begin

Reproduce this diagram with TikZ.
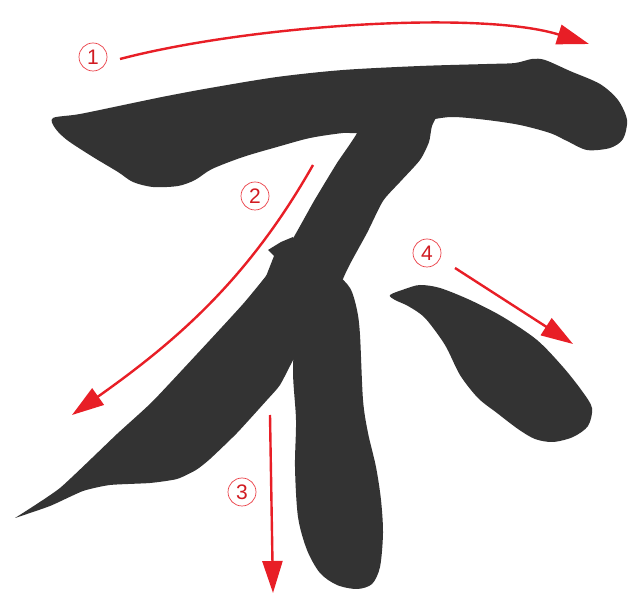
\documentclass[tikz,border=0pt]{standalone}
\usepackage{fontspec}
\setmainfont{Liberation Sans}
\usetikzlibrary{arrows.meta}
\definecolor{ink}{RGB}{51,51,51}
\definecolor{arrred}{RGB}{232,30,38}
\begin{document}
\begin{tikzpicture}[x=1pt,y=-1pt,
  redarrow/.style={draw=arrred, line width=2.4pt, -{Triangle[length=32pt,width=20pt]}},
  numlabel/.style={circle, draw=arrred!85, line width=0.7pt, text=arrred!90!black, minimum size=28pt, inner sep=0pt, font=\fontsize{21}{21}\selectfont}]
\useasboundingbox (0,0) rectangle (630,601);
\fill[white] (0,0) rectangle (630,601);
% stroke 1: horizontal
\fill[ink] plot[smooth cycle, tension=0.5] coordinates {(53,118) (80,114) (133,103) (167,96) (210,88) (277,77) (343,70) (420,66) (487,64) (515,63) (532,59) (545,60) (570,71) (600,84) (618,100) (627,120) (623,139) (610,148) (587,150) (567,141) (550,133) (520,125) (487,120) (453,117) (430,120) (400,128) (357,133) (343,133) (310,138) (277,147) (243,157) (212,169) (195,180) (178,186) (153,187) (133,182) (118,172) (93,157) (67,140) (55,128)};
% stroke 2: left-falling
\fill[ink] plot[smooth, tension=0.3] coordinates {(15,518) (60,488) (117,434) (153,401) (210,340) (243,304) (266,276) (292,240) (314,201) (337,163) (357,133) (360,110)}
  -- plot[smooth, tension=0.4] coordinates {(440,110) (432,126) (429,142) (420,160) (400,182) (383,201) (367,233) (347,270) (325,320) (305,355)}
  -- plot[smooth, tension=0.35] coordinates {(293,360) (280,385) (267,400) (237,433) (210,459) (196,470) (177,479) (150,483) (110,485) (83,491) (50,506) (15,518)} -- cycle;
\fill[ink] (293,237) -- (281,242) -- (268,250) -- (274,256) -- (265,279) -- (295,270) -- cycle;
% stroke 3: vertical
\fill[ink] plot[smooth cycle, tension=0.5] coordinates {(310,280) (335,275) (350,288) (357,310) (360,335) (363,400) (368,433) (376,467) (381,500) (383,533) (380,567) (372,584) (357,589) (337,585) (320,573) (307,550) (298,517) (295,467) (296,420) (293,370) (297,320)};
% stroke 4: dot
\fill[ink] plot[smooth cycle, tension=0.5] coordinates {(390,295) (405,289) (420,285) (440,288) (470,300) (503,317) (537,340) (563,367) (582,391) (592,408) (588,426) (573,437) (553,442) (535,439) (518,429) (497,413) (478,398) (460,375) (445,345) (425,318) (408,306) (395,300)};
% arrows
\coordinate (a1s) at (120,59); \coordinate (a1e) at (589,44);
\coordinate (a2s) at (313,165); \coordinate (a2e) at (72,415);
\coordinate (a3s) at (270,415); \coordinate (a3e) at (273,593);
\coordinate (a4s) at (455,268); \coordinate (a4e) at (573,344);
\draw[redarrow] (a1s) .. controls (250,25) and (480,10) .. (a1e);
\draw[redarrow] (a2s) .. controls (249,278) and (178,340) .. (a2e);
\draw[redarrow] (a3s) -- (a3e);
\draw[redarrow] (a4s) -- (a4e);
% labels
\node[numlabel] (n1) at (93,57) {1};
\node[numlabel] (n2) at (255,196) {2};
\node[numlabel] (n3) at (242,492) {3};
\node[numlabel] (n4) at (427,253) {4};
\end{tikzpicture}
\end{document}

end

All the lines above are to be given again exactly as they read, with the pictures removed.

Reproduce this diagram with TikZ.
\documentclass[tikz,border=0pt]{standalone}
\usepackage{fontspec}
\setmainfont{Liberation Sans}
\usetikzlibrary{arrows.meta}
\definecolor{ink}{RGB}{51,51,51}
\definecolor{arrred}{RGB}{232,30,38}
\begin{document}
\begin{tikzpicture}[x=1pt,y=-1pt,
  redarrow/.style={draw=arrred, line width=2.4pt, -{Triangle[length=32pt,width=20pt]}},
  numlabel/.style={circle, draw=arrred!85, line width=0.7pt, text=arrred!90!black, minimum size=28pt, inner sep=0pt, font=\fontsize{21}{21}\selectfont}]
\useasboundingbox (0,0) rectangle (630,601);
\fill[white] (0,0) rectangle (630,601);
% stroke 1: horizontal
\fill[ink] plot[smooth cycle, tension=0.5] coordinates {(53,118) (80,114) (133,103) (167,96) (210,88) (277,77) (343,70) (420,66) (487,64) (515,63) (532,59) (545,60) (570,71) (600,84) (618,100) (627,120) (623,139) (610,148) (587,150) (567,141) (550,133) (520,125) (487,120) (453,117) (430,120) (400,128) (357,133) (343,133) (310,138) (277,147) (243,157) (212,169) (195,180) (178,186) (153,187) (133,182) (118,172) (93,157) (67,140) (55,128)};
% stroke 2: left-falling
\fill[ink] plot[smooth, tension=0.3] coordinates {(15,518) (60,488) (117,434) (153,401) (210,340) (243,304) (266,276) (292,240) (314,201) (337,163) (357,133) (360,110)}
  -- plot[smooth, tension=0.4] coordinates {(440,110) (432,126) (429,142) (420,160) (400,182) (383,201) (367,233) (347,270) (325,320) (305,355)}
  -- plot[smooth, tension=0.35] coordinates {(293,360) (280,385) (267,400) (237,433) (210,459) (196,470) (177,479) (150,483) (110,485) (83,491) (50,506) (15,518)} -- cycle;
\fill[ink] (293,237) -- (281,242) -- (268,250) -- (274,256) -- (265,279) -- (295,270) -- cycle;
% stroke 3: vertical
\fill[ink] plot[smooth cycle, tension=0.5] coordinates {(310,280) (335,275) (350,288) (357,310) (360,335) (363,400) (368,433) (376,467) (381,500) (383,533) (380,567) (372,584) (357,589) (337,585) (320,573) (307,550) (298,517) (295,467) (296,420) (293,370) (297,320)};
% stroke 4: dot
\fill[ink] plot[smooth cycle, tension=0.5] coordinates {(390,295) (405,289) (420,285) (440,288) (470,300) (503,317) (537,340) (563,367) (582,391) (592,408) (588,426) (573,437) (553,442) (535,439) (518,429) (497,413) (478,398) (460,375) (445,345) (425,318) (408,306) (395,300)};
% arrows
\coordinate (a1s) at (120,59); \coordinate (a1e) at (589,44);
\coordinate (a2s) at (313,165); \coordinate (a2e) at (72,415);
\coordinate (a3s) at (270,415); \coordinate (a3e) at (273,593);
\coordinate (a4s) at (455,268); \coordinate (a4e) at (573,344);
\draw[redarrow] (a1s) .. controls (250,25) and (480,10) .. (a1e);
\draw[redarrow] (a2s) .. controls (249,278) and (178,340) .. (a2e);
\draw[redarrow] (a3s) -- (a3e);
\draw[redarrow] (a4s) -- (a4e);
% labels
\node[numlabel] (n1) at (93,57) {1};
\node[numlabel] (n2) at (255,196) {2};
\node[numlabel] (n3) at (242,492) {3};
\node[numlabel] (n4) at (427,253) {4};
\end{tikzpicture}
\end{document}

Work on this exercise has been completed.